I'm trying to intuitively understand the difference between SVD and eigendecomposition.
From my understanding, eigendecomposition seeks to describe a linear transformation as a sequence of three basic operations ($P^{-1}DP$) on a vector:
- Rotation of the coordinate system (change of basis): $P$
- Independent scaling along each basis vector (of the rotated system): $D$
- De-rotation of the coordinate system (undo change of basis): $P^{-1}$
But as far as I can see, SVD's goal is to do exactly the same thing, except that resulting decomposition is somehow different.
What, then, is the conceptual difference between the two?
For example:
- Is one of them more general than the other?
- Is either a special case of the other?
Note: I'm specifically looking for an intuitive explanation, not a mathematical one.
Wikipedia is already excellent at explaining the mathematical relationship between the two decompositions ("The right-singular vectors of M are eigenvectors of $M^*M$", for example), but it completely fails to give me any intuitive understanding of what is going on intuitively.
The best explanation I've found so far is this one, which is great, except it doesn't talk about eigendecompositions at all, which leaves me confused as to how SVD is any different from eigendecomposition in its goal.

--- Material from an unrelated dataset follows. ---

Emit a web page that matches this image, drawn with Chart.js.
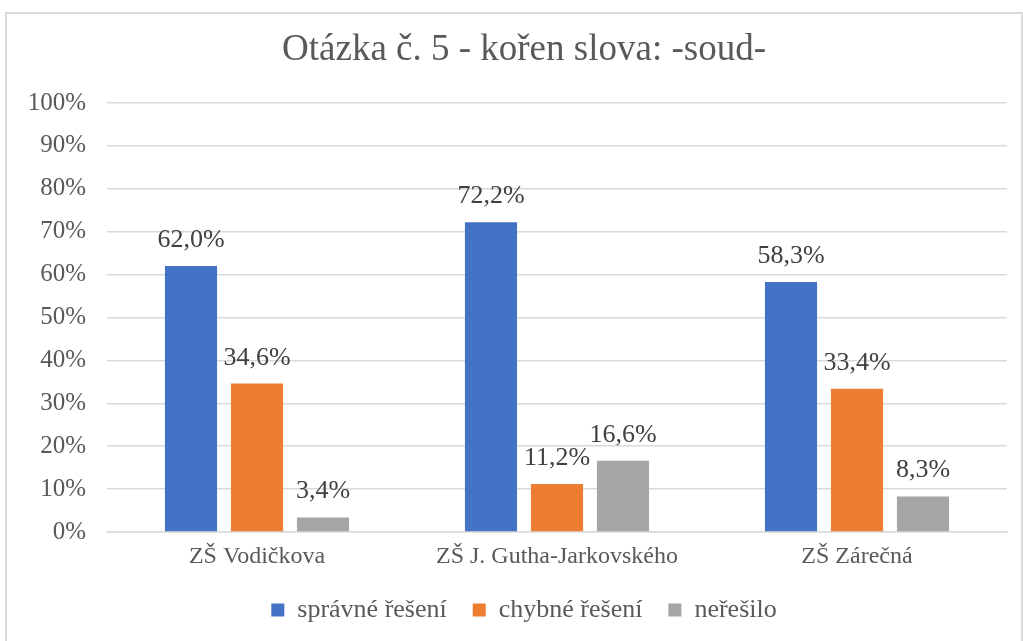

Intuitively, $SVD$ says for any linear map, there is an orthonormal frame in the domain such that it is first mapped to a different orthonormal frame in the image space, and then the values are scaled.
Eigendecomposition says that there is a basis, it doesn't have to be orthonormal, such that when the matrix is applied, this basis is simply scaled. That is assuming you have $n$ linearly independent eigenvectors of course. In some cases your eigenspaces may have the linear map behave more like upper triangular matrices.
Edit: Consider the difference for a rotation matrix in $\mathbb{R}^2$.
Here, there are no real eigenvalues and this corresponds to there being no choice of basis which under the transformation is simply a scaling. On the other hand, SVD makes a lot of sense here because it says we can take the standard basis in the domain, map it to the rotated version of this basis (thought of as in the image space), and scale everything by 1.